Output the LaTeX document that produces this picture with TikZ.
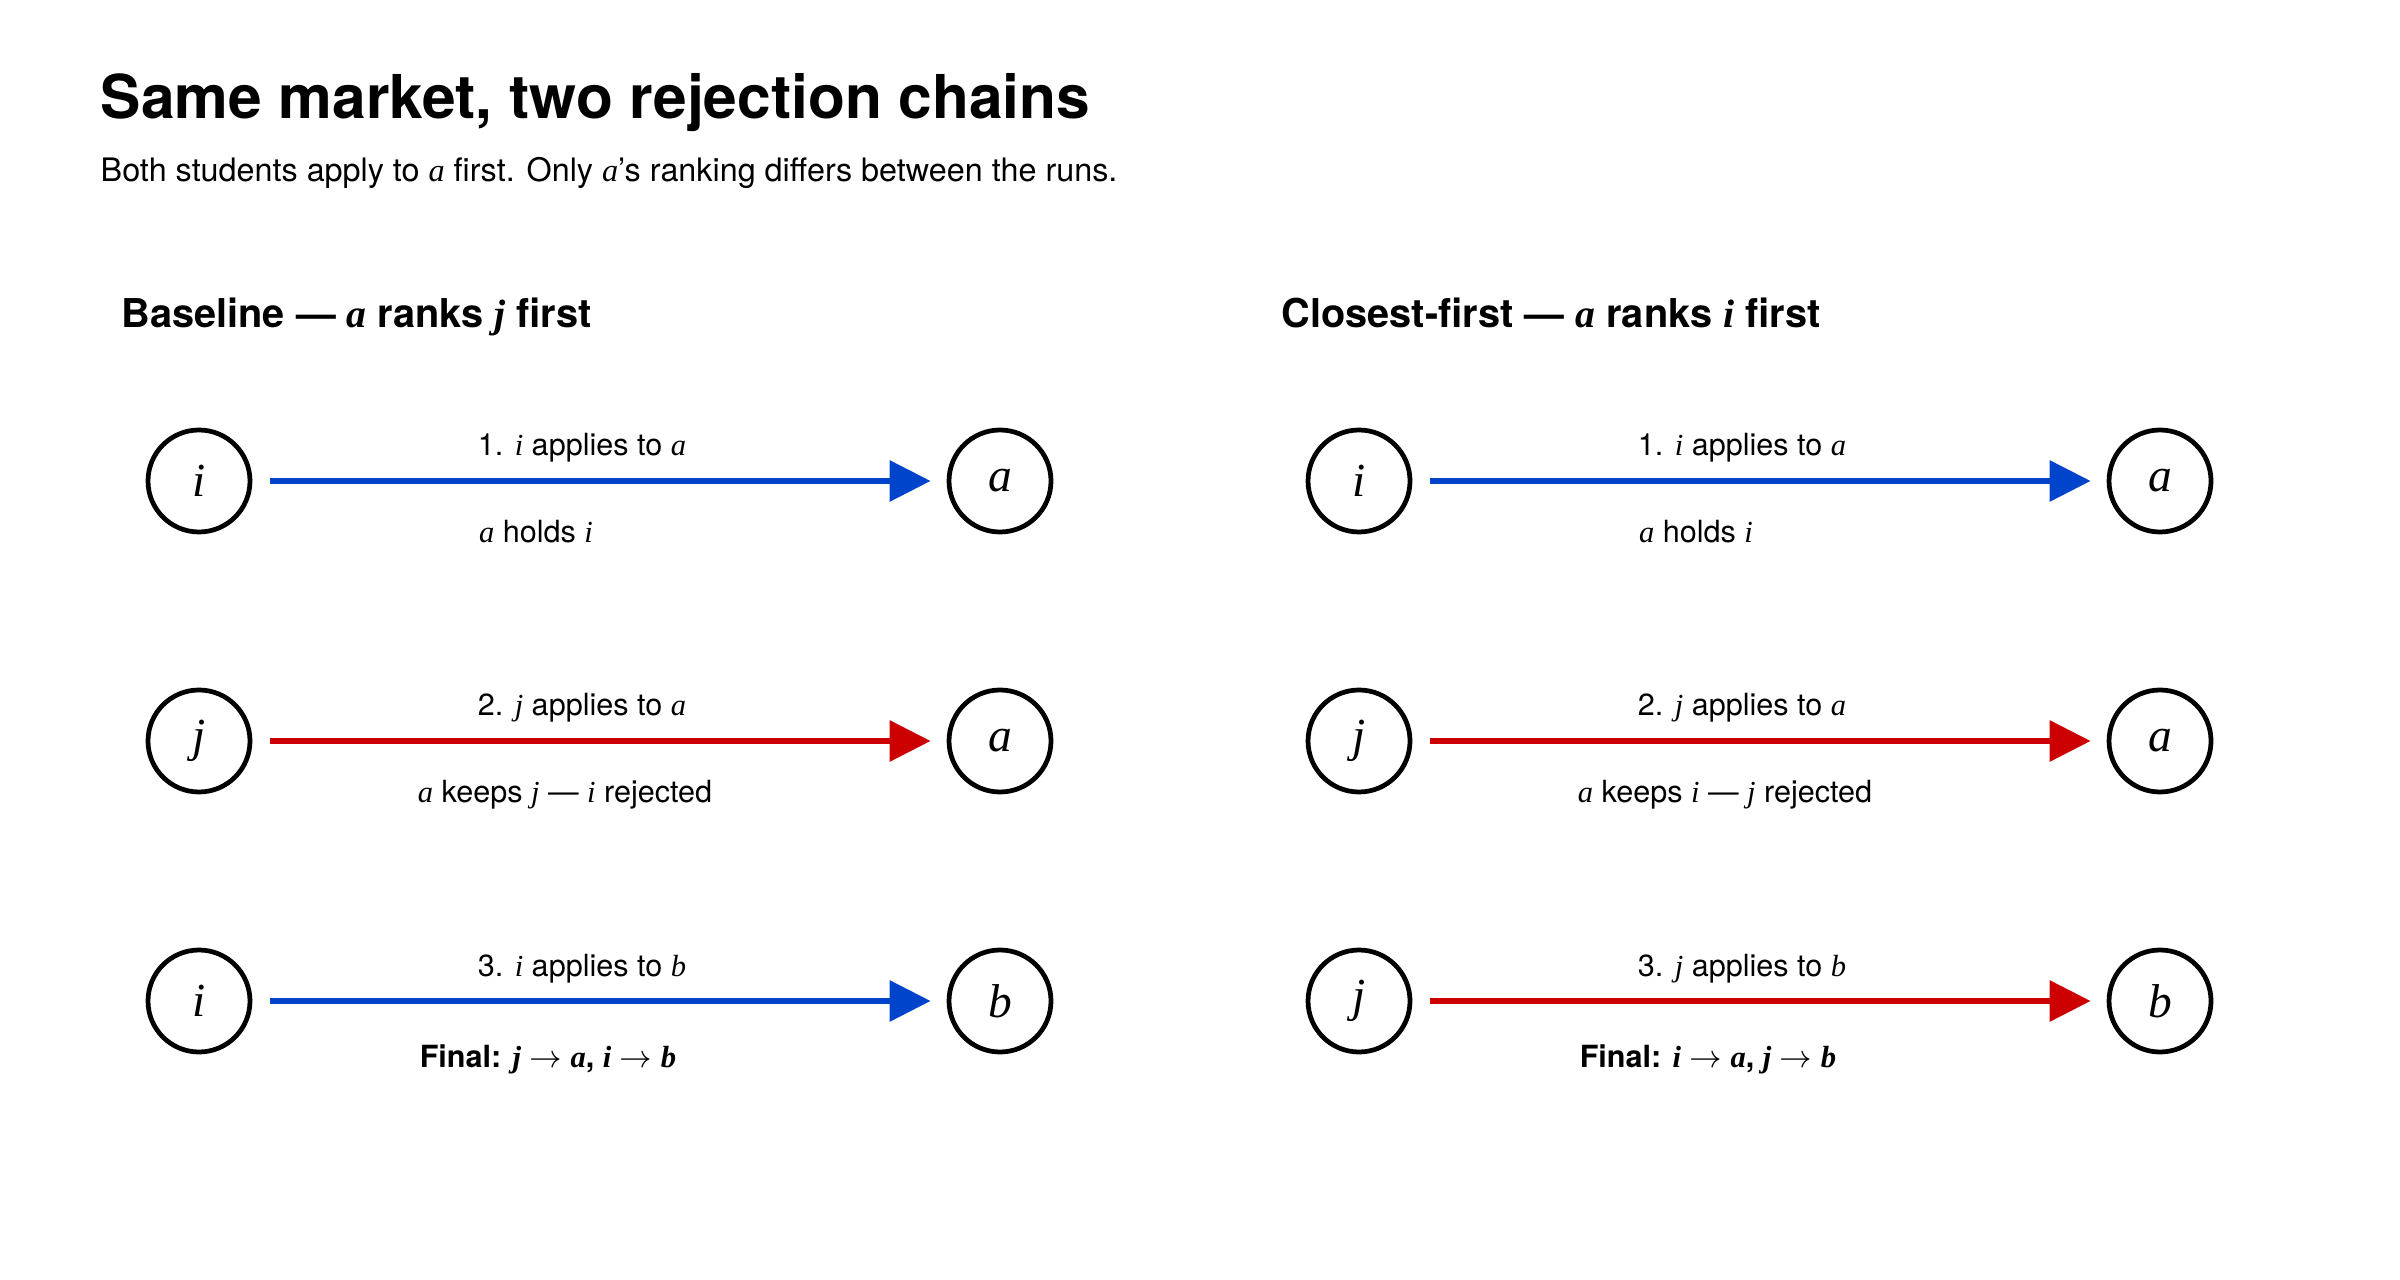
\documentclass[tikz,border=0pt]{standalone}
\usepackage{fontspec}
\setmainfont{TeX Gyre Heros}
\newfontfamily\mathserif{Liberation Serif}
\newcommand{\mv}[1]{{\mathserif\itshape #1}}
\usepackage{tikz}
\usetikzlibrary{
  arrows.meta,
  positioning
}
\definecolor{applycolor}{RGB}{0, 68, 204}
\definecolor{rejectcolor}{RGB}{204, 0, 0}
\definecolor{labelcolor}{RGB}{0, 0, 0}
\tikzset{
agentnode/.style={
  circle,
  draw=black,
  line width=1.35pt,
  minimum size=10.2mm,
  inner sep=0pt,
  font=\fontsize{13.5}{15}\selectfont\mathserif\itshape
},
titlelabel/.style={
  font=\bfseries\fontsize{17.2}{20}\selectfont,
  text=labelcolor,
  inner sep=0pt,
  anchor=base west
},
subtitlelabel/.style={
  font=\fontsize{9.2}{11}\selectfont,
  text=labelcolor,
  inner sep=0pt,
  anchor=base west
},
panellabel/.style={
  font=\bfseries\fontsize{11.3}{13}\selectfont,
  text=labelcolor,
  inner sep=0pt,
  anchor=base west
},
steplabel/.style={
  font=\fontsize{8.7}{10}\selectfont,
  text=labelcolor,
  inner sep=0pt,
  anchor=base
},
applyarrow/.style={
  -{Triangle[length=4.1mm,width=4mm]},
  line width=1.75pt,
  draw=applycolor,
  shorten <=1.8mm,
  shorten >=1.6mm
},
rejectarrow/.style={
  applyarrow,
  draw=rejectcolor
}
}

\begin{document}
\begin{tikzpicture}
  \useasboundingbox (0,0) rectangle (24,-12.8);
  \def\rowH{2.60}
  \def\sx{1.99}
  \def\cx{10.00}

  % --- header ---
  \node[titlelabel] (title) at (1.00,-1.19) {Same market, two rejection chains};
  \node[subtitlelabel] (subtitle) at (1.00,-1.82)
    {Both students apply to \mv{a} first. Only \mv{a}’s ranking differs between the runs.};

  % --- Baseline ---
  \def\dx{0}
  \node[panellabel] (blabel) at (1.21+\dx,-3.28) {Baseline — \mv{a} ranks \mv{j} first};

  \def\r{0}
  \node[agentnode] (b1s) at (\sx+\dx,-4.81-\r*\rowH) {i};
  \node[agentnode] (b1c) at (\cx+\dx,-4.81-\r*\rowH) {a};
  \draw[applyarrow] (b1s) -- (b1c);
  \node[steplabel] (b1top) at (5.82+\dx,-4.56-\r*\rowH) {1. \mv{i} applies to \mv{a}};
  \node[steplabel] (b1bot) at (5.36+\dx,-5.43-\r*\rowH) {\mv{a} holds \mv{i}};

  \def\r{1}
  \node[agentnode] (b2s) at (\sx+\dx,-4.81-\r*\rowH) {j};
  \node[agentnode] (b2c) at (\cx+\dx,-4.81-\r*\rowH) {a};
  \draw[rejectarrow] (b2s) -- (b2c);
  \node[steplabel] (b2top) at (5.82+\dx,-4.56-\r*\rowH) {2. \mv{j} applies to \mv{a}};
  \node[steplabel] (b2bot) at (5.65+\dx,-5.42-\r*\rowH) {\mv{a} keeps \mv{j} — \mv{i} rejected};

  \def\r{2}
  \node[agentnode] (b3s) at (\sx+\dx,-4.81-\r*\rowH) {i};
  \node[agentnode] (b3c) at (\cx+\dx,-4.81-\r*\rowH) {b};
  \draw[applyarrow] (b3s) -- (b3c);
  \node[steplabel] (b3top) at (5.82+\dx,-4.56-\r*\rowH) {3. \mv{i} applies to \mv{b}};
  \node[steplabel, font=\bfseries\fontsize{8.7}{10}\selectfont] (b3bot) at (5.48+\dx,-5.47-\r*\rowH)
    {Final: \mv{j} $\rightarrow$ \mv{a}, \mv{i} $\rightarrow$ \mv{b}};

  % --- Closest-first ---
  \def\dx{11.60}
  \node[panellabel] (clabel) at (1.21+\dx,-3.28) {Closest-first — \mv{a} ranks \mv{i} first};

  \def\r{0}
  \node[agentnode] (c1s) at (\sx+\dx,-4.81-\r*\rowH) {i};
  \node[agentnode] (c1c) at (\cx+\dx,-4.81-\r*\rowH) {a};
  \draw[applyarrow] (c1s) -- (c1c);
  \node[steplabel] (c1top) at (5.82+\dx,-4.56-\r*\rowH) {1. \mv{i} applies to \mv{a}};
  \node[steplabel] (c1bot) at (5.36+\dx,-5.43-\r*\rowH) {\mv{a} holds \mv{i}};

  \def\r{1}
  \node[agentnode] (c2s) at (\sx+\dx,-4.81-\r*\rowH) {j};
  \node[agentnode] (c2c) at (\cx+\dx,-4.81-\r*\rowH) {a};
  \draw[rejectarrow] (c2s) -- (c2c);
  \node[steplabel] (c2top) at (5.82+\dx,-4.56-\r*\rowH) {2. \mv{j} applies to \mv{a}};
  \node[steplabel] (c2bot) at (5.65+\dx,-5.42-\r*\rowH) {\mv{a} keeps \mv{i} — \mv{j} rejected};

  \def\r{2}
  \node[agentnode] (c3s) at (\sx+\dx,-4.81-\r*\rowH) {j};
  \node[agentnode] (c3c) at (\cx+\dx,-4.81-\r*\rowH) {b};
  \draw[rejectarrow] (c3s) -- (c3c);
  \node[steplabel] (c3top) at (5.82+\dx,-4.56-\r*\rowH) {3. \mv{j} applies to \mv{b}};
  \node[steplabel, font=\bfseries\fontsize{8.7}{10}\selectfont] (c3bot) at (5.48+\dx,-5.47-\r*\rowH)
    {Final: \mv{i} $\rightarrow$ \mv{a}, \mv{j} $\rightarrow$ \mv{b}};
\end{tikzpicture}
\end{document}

#### WRITTEN INSTRUCTION:
What is needed is an exact reproduction of the data, pictures excluded.

#### EXERCISE RESULT:
Output the LaTeX document that produces this picture with TikZ.
\documentclass[tikz,border=0pt]{standalone}
\usepackage{fontspec}
\setmainfont{TeX Gyre Heros}
\newfontfamily\mathserif{Liberation Serif}
\newcommand{\mv}[1]{{\mathserif\itshape #1}}
\usepackage{tikz}
\usetikzlibrary{
  arrows.meta,
  positioning
}
\definecolor{applycolor}{RGB}{0, 68, 204}
\definecolor{rejectcolor}{RGB}{204, 0, 0}
\definecolor{labelcolor}{RGB}{0, 0, 0}
\tikzset{
agentnode/.style={
  circle,
  draw=black,
  line width=1.35pt,
  minimum size=10.2mm,
  inner sep=0pt,
  font=\fontsize{13.5}{15}\selectfont\mathserif\itshape
},
titlelabel/.style={
  font=\bfseries\fontsize{17.2}{20}\selectfont,
  text=labelcolor,
  inner sep=0pt,
  anchor=base west
},
subtitlelabel/.style={
  font=\fontsize{9.2}{11}\selectfont,
  text=labelcolor,
  inner sep=0pt,
  anchor=base west
},
panellabel/.style={
  font=\bfseries\fontsize{11.3}{13}\selectfont,
  text=labelcolor,
  inner sep=0pt,
  anchor=base west
},
steplabel/.style={
  font=\fontsize{8.7}{10}\selectfont,
  text=labelcolor,
  inner sep=0pt,
  anchor=base
},
applyarrow/.style={
  -{Triangle[length=4.1mm,width=4mm]},
  line width=1.75pt,
  draw=applycolor,
  shorten <=1.8mm,
  shorten >=1.6mm
},
rejectarrow/.style={
  applyarrow,
  draw=rejectcolor
}
}

\begin{document}
\begin{tikzpicture}
  \useasboundingbox (0,0) rectangle (24,-12.8);
  \def\rowH{2.60}
  \def\sx{1.99}
  \def\cx{10.00}

  % --- header ---
  \node[titlelabel] (title) at (1.00,-1.19) {Same market, two rejection chains};
  \node[subtitlelabel] (subtitle) at (1.00,-1.82)
    {Both students apply to \mv{a} first. Only \mv{a}’s ranking differs between the runs.};

  % --- Baseline ---
  \def\dx{0}
  \node[panellabel] (blabel) at (1.21+\dx,-3.28) {Baseline — \mv{a} ranks \mv{j} first};

  \def\r{0}
  \node[agentnode] (b1s) at (\sx+\dx,-4.81-\r*\rowH) {i};
  \node[agentnode] (b1c) at (\cx+\dx,-4.81-\r*\rowH) {a};
  \draw[applyarrow] (b1s) -- (b1c);
  \node[steplabel] (b1top) at (5.82+\dx,-4.56-\r*\rowH) {1. \mv{i} applies to \mv{a}};
  \node[steplabel] (b1bot) at (5.36+\dx,-5.43-\r*\rowH) {\mv{a} holds \mv{i}};

  \def\r{1}
  \node[agentnode] (b2s) at (\sx+\dx,-4.81-\r*\rowH) {j};
  \node[agentnode] (b2c) at (\cx+\dx,-4.81-\r*\rowH) {a};
  \draw[rejectarrow] (b2s) -- (b2c);
  \node[steplabel] (b2top) at (5.82+\dx,-4.56-\r*\rowH) {2. \mv{j} applies to \mv{a}};
  \node[steplabel] (b2bot) at (5.65+\dx,-5.42-\r*\rowH) {\mv{a} keeps \mv{j} — \mv{i} rejected};

  \def\r{2}
  \node[agentnode] (b3s) at (\sx+\dx,-4.81-\r*\rowH) {i};
  \node[agentnode] (b3c) at (\cx+\dx,-4.81-\r*\rowH) {b};
  \draw[applyarrow] (b3s) -- (b3c);
  \node[steplabel] (b3top) at (5.82+\dx,-4.56-\r*\rowH) {3. \mv{i} applies to \mv{b}};
  \node[steplabel, font=\bfseries\fontsize{8.7}{10}\selectfont] (b3bot) at (5.48+\dx,-5.47-\r*\rowH)
    {Final: \mv{j} $\rightarrow$ \mv{a}, \mv{i} $\rightarrow$ \mv{b}};

  % --- Closest-first ---
  \def\dx{11.60}
  \node[panellabel] (clabel) at (1.21+\dx,-3.28) {Closest-first — \mv{a} ranks \mv{i} first};

  \def\r{0}
  \node[agentnode] (c1s) at (\sx+\dx,-4.81-\r*\rowH) {i};
  \node[agentnode] (c1c) at (\cx+\dx,-4.81-\r*\rowH) {a};
  \draw[applyarrow] (c1s) -- (c1c);
  \node[steplabel] (c1top) at (5.82+\dx,-4.56-\r*\rowH) {1. \mv{i} applies to \mv{a}};
  \node[steplabel] (c1bot) at (5.36+\dx,-5.43-\r*\rowH) {\mv{a} holds \mv{i}};

  \def\r{1}
  \node[agentnode] (c2s) at (\sx+\dx,-4.81-\r*\rowH) {j};
  \node[agentnode] (c2c) at (\cx+\dx,-4.81-\r*\rowH) {a};
  \draw[rejectarrow] (c2s) -- (c2c);
  \node[steplabel] (c2top) at (5.82+\dx,-4.56-\r*\rowH) {2. \mv{j} applies to \mv{a}};
  \node[steplabel] (c2bot) at (5.65+\dx,-5.42-\r*\rowH) {\mv{a} keeps \mv{i} — \mv{j} rejected};

  \def\r{2}
  \node[agentnode] (c3s) at (\sx+\dx,-4.81-\r*\rowH) {j};
  \node[agentnode] (c3c) at (\cx+\dx,-4.81-\r*\rowH) {b};
  \draw[rejectarrow] (c3s) -- (c3c);
  \node[steplabel] (c3top) at (5.82+\dx,-4.56-\r*\rowH) {3. \mv{j} applies to \mv{b}};
  \node[steplabel, font=\bfseries\fontsize{8.7}{10}\selectfont] (c3bot) at (5.48+\dx,-5.47-\r*\rowH)
    {Final: \mv{i} $\rightarrow$ \mv{a}, \mv{j} $\rightarrow$ \mv{b}};
\end{tikzpicture}
\end{document}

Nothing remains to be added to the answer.